Trying to box clever

March 31, 2000

Management jargon and red tape is invading learning. Pat Leon meets a professor fighting the paperwork and aiming to cut the cackle.

Something is troubling the world of academic assessors, the people who can sway the future for generations of students by a tick of a pen or mark of an essay, project or practical demonstration. There is a belief that alien management-speak has invaded their territory and displaced the natural order.

Talk about learning outcomes, threshold standards, generic level descriptors and declared programme objectives has stirred the blood of quality watchdogs. But the jargon is leaving students cold. Worse still, many staff are feeling the chill.

The invasion has left a trail of red tape -and, in an era of ever scarcer resources catering for more and more students, is all the paperwork making the best use of academic time?

Alison Wolf, professor at London's Institute of Education, believes not. The favoured "learning outcomes" model, like Topsy in Uncle Tom's Cabin, has just "growed". "More time is being spent sitting in rooms arguing about phrases and specifications and less time is spent on seeing whether people understand them," she says.

Wolf should know, she has spent most of her academic life at home and abroad researching how assessment works, sitting on numerous eminent panels and publishing an impressive volume of books and articles.

Now executive director of the International Centre for Research and Assessment, she is worried that too little research has been done in higher education on how best to judge students' performance. "With GCSEs and national vocational qualifications there is a history of studies about judgement, but not in higher education," she says.

She also has doubts about the suitability of using assessment models based on the competences approach popularised for British managers in the 1980s. "The NVQ movement was influential in arguing for a competence-approach to assessment. Government, industry and quangos all put money into the idea. Yet all the research shows it is wrong. It is too top-down, too bureaucratic, too much work and becomes an endless process of rubber stamping rather than learning.

"Higher education has changed rapidly, and no one's got a handle on it yet," she says. Assessment has shifted from one end of the spectrum to the other. Traditionally, the ideal model involved end-of-year exams, subject options, double marking, a cohesive examining group, an inclusive examination board and a scrutiny meeting, where examiners decided their framework.

Now most assessment is done before the student's final year. Degree programmes are modular, and although work is still mostly double marked, there is no scrutiny meeting, the examining group is diverse and the examining board non-inclusive.

This raises the question of how easy the government will find moves to standardise such diversity in an expanding mass education system with myriad entry levels and still guarantee equity and quality for students wherever they study.

"Changes in structure and culture are lessening the opportunities for academics to form, share and transmit common understandings of their subjects' standards.
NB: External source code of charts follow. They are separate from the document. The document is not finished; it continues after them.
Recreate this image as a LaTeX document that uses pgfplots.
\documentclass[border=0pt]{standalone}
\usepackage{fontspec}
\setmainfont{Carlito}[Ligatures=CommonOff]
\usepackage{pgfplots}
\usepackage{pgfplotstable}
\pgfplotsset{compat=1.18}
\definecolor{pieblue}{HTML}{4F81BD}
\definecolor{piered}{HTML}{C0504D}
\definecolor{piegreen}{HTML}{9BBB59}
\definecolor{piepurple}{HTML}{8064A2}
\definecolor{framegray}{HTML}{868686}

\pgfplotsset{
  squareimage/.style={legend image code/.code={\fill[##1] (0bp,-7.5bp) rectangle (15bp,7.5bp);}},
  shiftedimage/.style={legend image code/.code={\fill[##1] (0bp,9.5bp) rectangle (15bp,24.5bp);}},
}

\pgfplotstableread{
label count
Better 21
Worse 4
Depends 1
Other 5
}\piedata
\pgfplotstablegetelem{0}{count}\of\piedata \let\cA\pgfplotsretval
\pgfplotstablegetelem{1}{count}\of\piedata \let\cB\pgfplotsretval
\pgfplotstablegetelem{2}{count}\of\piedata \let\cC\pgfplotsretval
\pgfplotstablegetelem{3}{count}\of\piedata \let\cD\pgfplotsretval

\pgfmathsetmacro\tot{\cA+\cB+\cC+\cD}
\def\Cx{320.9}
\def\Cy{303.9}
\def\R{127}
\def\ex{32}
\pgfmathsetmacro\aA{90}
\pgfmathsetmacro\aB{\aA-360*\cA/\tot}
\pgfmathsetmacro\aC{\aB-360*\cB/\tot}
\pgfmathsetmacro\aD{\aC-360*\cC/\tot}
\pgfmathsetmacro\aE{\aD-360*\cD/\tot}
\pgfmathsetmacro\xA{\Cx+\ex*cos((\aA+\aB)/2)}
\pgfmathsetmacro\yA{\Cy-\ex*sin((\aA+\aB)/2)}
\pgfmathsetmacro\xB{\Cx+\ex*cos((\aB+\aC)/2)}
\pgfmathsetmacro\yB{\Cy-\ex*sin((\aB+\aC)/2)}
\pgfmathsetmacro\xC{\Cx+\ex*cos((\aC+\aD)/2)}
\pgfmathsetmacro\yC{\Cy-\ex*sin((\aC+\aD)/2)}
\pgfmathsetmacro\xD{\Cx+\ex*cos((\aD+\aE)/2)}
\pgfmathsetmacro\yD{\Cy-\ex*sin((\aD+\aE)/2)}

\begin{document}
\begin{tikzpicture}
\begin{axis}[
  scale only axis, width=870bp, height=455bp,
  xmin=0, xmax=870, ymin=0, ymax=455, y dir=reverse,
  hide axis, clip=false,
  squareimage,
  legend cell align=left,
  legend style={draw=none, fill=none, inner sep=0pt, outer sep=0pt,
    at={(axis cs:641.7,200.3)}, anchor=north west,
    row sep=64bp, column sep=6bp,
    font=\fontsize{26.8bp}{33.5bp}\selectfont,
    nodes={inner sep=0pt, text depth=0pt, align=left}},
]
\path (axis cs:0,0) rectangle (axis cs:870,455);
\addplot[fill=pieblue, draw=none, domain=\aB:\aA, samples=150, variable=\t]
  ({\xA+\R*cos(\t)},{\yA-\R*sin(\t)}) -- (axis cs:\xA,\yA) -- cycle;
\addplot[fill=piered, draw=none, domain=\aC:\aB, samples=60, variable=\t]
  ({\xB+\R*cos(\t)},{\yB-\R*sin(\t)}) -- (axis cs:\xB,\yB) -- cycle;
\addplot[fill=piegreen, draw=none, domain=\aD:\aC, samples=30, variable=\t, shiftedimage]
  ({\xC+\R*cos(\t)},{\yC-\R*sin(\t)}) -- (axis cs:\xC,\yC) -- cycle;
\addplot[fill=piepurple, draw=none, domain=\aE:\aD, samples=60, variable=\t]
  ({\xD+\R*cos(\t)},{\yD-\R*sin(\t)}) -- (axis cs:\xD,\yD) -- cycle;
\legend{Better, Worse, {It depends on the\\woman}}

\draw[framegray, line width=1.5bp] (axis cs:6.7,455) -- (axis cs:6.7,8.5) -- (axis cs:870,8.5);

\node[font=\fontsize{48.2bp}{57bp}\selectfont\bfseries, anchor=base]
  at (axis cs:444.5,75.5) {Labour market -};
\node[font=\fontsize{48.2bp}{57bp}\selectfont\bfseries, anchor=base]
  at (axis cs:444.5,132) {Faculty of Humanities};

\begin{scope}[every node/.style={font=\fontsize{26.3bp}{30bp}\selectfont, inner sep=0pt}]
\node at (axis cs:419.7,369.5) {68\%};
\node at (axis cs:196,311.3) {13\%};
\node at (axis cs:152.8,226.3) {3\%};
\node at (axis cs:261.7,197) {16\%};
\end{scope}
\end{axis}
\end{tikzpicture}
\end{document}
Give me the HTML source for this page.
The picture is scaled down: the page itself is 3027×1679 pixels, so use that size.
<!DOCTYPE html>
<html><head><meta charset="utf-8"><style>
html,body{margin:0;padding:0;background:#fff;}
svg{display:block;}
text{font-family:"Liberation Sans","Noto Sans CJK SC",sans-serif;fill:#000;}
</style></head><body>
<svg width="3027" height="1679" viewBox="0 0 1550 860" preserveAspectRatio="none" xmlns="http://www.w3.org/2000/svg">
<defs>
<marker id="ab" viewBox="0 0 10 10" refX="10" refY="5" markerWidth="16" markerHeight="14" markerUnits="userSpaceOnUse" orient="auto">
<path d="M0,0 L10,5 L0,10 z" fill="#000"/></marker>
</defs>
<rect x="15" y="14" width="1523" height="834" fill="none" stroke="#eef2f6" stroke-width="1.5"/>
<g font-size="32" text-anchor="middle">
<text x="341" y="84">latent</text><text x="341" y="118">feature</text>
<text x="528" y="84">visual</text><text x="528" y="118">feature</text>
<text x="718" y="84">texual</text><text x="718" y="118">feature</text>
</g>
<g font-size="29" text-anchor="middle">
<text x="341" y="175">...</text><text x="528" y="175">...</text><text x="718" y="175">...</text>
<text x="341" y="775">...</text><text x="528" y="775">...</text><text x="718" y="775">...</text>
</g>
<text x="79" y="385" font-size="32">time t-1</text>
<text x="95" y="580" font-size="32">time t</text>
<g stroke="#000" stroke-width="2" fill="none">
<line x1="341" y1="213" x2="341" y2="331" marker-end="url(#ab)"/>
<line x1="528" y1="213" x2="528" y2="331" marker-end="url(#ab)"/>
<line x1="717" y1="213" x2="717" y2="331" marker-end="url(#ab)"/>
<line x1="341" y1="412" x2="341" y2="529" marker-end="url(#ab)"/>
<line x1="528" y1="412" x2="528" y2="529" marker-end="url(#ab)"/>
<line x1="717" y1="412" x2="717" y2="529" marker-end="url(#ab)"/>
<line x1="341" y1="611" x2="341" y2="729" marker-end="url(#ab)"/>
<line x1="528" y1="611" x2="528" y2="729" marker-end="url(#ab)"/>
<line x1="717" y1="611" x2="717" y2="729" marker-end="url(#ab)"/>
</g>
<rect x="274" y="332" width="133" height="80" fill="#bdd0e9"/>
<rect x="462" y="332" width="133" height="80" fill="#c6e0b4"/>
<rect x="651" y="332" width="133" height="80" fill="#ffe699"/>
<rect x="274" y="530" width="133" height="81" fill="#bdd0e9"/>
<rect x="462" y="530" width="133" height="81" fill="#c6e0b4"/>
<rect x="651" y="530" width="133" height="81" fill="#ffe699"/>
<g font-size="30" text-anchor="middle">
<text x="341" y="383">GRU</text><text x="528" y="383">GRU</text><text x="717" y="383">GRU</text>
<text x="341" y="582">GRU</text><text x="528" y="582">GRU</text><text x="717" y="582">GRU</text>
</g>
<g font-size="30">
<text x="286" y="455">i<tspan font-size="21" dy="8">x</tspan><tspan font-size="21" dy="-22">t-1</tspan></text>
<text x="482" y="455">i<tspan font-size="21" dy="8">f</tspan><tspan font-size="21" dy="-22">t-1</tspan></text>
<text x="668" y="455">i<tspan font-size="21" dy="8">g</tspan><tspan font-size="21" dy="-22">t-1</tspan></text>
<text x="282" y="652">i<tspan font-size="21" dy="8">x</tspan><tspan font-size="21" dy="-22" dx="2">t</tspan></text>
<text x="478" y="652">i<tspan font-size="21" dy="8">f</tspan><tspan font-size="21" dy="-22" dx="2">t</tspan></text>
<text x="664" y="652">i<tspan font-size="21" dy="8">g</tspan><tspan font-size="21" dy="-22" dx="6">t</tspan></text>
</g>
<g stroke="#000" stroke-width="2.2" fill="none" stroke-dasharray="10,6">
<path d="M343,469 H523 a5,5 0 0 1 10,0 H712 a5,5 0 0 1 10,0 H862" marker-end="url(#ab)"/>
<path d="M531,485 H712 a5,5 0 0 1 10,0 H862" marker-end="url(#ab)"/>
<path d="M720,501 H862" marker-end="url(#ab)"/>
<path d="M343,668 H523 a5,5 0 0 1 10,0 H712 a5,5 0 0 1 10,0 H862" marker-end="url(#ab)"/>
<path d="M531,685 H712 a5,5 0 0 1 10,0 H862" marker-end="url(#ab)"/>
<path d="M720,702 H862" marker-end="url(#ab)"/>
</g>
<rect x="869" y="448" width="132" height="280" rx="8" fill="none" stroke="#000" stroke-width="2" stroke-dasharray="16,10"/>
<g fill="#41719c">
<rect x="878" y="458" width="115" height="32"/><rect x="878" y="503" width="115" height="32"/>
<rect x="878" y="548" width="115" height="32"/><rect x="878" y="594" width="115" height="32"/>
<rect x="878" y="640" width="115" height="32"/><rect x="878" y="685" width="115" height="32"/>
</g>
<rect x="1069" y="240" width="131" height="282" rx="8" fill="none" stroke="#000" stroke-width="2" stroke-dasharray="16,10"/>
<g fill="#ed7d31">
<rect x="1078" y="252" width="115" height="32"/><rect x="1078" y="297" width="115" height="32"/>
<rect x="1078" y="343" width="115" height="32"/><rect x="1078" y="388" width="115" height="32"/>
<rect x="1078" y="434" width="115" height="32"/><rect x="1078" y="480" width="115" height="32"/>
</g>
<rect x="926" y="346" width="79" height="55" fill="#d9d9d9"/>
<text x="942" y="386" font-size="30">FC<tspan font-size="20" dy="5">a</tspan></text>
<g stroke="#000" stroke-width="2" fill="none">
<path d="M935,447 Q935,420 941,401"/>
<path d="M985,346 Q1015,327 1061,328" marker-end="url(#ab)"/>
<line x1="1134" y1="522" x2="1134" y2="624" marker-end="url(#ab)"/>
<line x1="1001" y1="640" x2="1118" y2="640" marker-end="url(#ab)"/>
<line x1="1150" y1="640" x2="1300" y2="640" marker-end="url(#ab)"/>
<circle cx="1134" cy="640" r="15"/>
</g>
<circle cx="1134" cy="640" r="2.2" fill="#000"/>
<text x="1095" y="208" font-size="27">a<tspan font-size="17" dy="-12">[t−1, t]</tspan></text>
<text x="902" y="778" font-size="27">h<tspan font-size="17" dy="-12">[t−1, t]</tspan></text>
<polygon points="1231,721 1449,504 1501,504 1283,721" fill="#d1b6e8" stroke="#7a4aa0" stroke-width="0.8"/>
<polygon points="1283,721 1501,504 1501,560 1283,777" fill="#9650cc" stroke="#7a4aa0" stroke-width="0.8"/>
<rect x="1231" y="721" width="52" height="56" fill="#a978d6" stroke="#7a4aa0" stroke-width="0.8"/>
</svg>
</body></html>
The move towards benchmarking subjects makes politicians feel safe, but it is a chimera of standardisation - which doesn't make the rest of us feel safe."

Establishing common ground is a prerequisite of fair assessment, says Wolf, but lists of learning outcomes and specifications are not the answer. "Look at how people behave. They use their judgement. We cannot reduce that judgement to a list. All the evidence shows that outcome specifications, although they say something to those who drew them up, do not say much to anyone else.

"A few years back Ihad some first-hand experience of the attempt to write completely standardised rules for how magistrates fine people. When someone got a huge fine for dropping a packet of crisps on Aberystwyth promenade there was a furore."

Wolf says the Quality Assurance Agency's attempt to impose subject benchmarking is neither natural nor historical. British universities have a powerful subject culture but "it is a nonsense that you can divide subjects into 24 - or 124 - nice, neat categories when degree courses are flexible, modular and cross-disciplinary".

No one is even clear what benchmarking is; but Wolf is clear that it cannot guarantee a standard of attainment and content. "Something dreamed up by 12 people nationally cannot revitalise a subject; that can only happen in institutions themselves. Take the talk of threshold standards for awarding a degree. Why focus all the attention at the bottom? People don't generally fail degrees. Their focus is on whether it is a 2.1, 2.2 or a third."

Wolf says there is no simple solution. "But we must open debate and make people aware that there are problems. It is only the assessment community in a university that can put it right. We must encourage people to experiment and develop ideas."

All this may be developmental for planners and assessors, but what about the customers - the students? Do they know what is expected of them? In the 1950s, a student who asked this question was told: "If you don't know what you're here for, you shouldn't be here." Now it is the exact opposite, you just give them a huge long list. Surely there is something in between?